A skeptic might ask whether a golfer can really try harder, but in fact there are many ways for players to improve their performance in a given tournament. They can study the course. They can hit more balls on the driving range. They can arrive at the tournament a few days early and play more practice rounds.

Of course, there are other possible explanations for the study’s finding besides effort, such as distraction or intimidation. Maybe other golfers are just intimidated when Tiger is playing. Or maybe they are put off by the media attention lavished on the PGA’s premier player. But you’d expect these alternative mechanisms to be stronger for golfers playing near Tiger, and Brown’s study found that being in Tiger’s foursome has no additional negative impact on performance.

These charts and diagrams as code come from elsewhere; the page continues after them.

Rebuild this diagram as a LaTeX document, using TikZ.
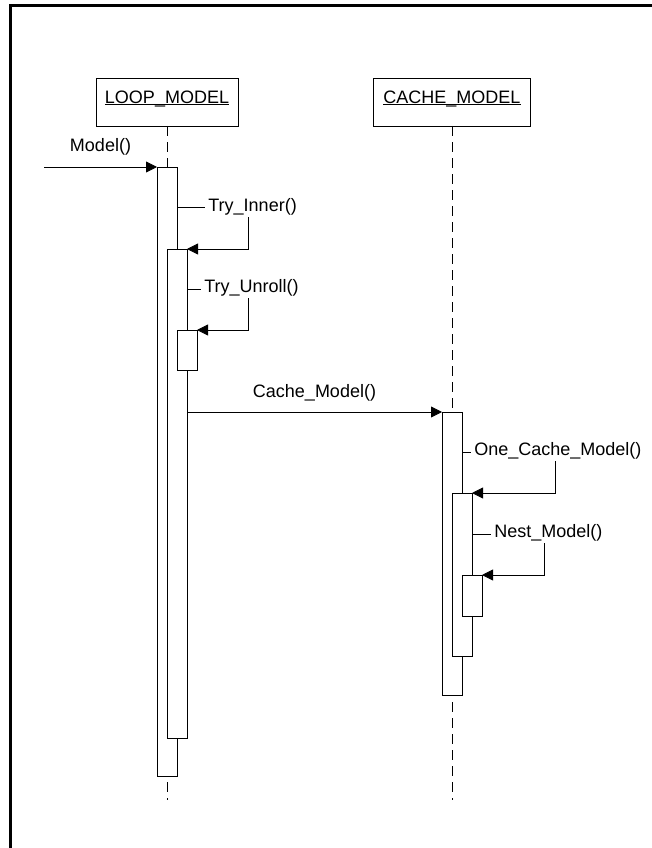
\documentclass[tikz,border=0pt]{standalone}
\usepackage{fontspec}
\setmainfont{Liberation Sans}
\usetikzlibrary{arrows.meta,positioning}

\tikzset{
  obj/.style={draw, rectangle, inner sep=0pt, outer sep=0pt, minimum height=48pt, text height=25pt, text depth=23pt, anchor=north},
  life/.style={dash pattern=on 10pt off 6pt},
  bar/.style={draw, fill=white, rectangle, inner sep=0pt, outer sep=0pt, minimum width=20pt, anchor=north},
  msg/.style={-{Triangle[length=11pt,width=11pt]}},
  lbl/.style={fill=white, inner xsep=3pt, inner ysep=2pt, anchor=base west},
}
\newcommand{\objname}[1]{\underline{\smash{#1}}}

\begin{document}
\begin{tikzpicture}[x=1pt, y=-1pt, line width=0.8pt, font=\fontsize{18}{21}\selectfont]
	\useasboundingbox (0,0) rectangle (652,848);
	%\draw[help lines] (0,0) grid[step=50] (652,848);
	\draw[line width=3pt] (10.5,848) -- (10.5,5.5) -- (652,5.5);

	\node[obj, minimum width=142pt] (loop) at (167,78) {\objname{LOOP\_MODEL}};
	\node[obj, minimum width=157pt] (cache) at (452,78) {\objname{CACHE\_MODEL}};
	\draw[life] (loop.south) -- ++(0,674);
	\draw[life] (cache.south) -- ++(0,674);

	\node[bar, minimum height=609pt] (a1) at (167,167) {};
	\node[bar, minimum height=489pt] (a2) at (177,249) {};
	\node[bar, minimum height=40pt] (a3) at (187,330) {};
	\node[bar, minimum height=283pt] (a4) at (452,412) {};
	\node[bar, minimum height=163pt] (a5) at (462,493) {};
	\node[bar, minimum height=41pt] (a6) at (472,575) {};

	\coordinate (src) at (44,167);
	\draw[msg] (src) -- (a1.north west) node[midway, anchor=base, yshift=16pt] {Model()};

	\draw[msg] ([yshift=-40pt]a1.north east) -| ([xshift=61pt]a2.north east) -- (a2.north east);
	\node[lbl] (tryinner) at (205,211) {Try\_Inner()};

	\draw[msg] ([yshift=-40pt]a2.north east) -| ([xshift=51pt]a3.north east) -- (a3.north east);
	\node[lbl] (tryunroll) at (201,292) {Try\_Unroll()};

	\draw[msg] (a2.east |- a4.north) -- (a4.north west) node[midway, anchor=base, yshift=15pt] {Cache\_Model()};

	\draw[msg] ([yshift=-40pt]a4.north east) -| ([xshift=83pt]a5.north east) -- (a5.north east);
	\node[lbl] (onecache) at (471,455) {One\_Cache\_Model()};

	\draw[msg] ([yshift=-41pt]a5.north east) -| ([xshift=62pt]a6.north east) -- (a6.north east);
	\node[lbl] (nest) at (491,537) {Nest\_Model()};
\end{tikzpicture}
\end{document}
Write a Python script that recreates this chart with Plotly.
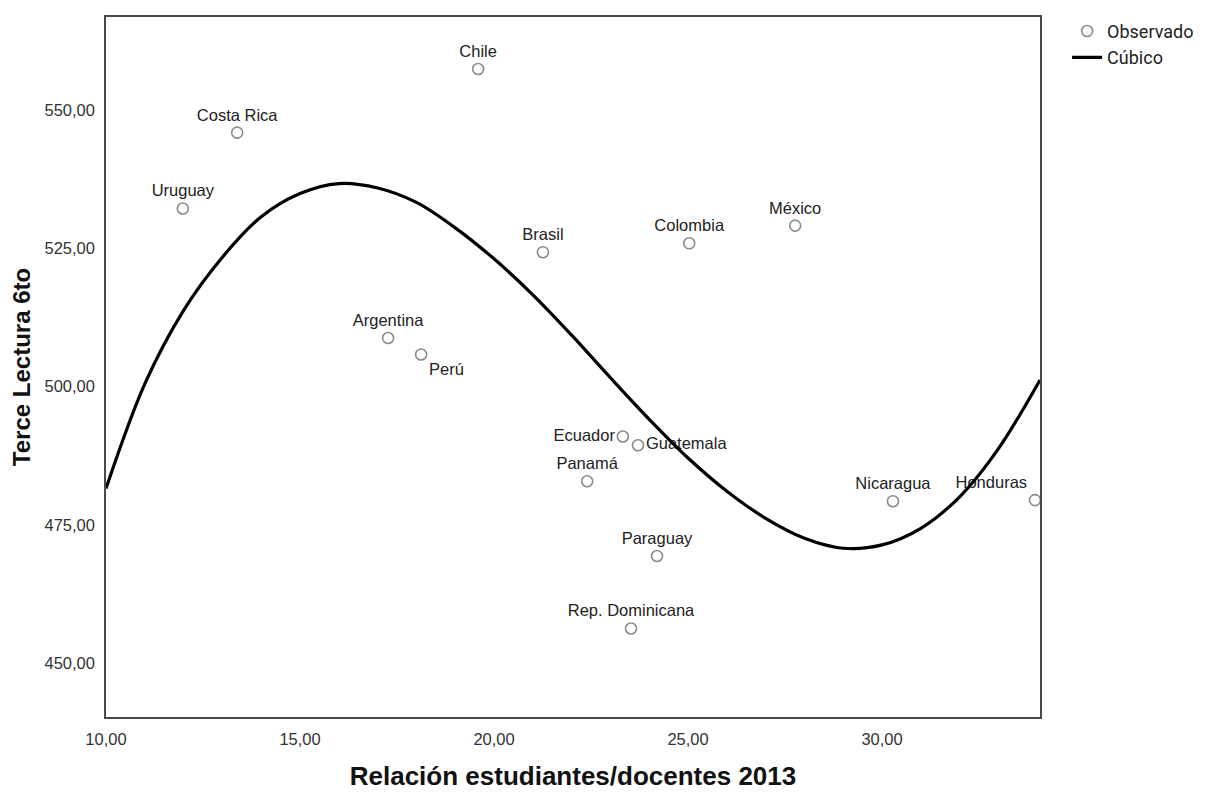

What does this mean for the nongolfing world? It’s generally agreed that people work harder when they are paid for performance. Anyone who has ever languished in a Paris cafe—where service compris translates roughly as “the Republic of France mandates a minimum 15 percent tip regardless of service quality”—can appreciate the power of incentives. But the effects of incentives appear to be muted when the incentives are based on relative performance and the competition is tough. We’re taught that quitters never win, but if the evidence from golf is any indication, it might be more accurate, if less pithy, to say that expected losers are more likely to quit, or at least not perform as well. If you’re running a business, and you have the opportunity to hire the Tiger Woods of office work, you’re not going to pass up the chance. But Brown’s study suggests you might want to consider its effect on your other workers’ performance. Steak knives might not cut it as second prize.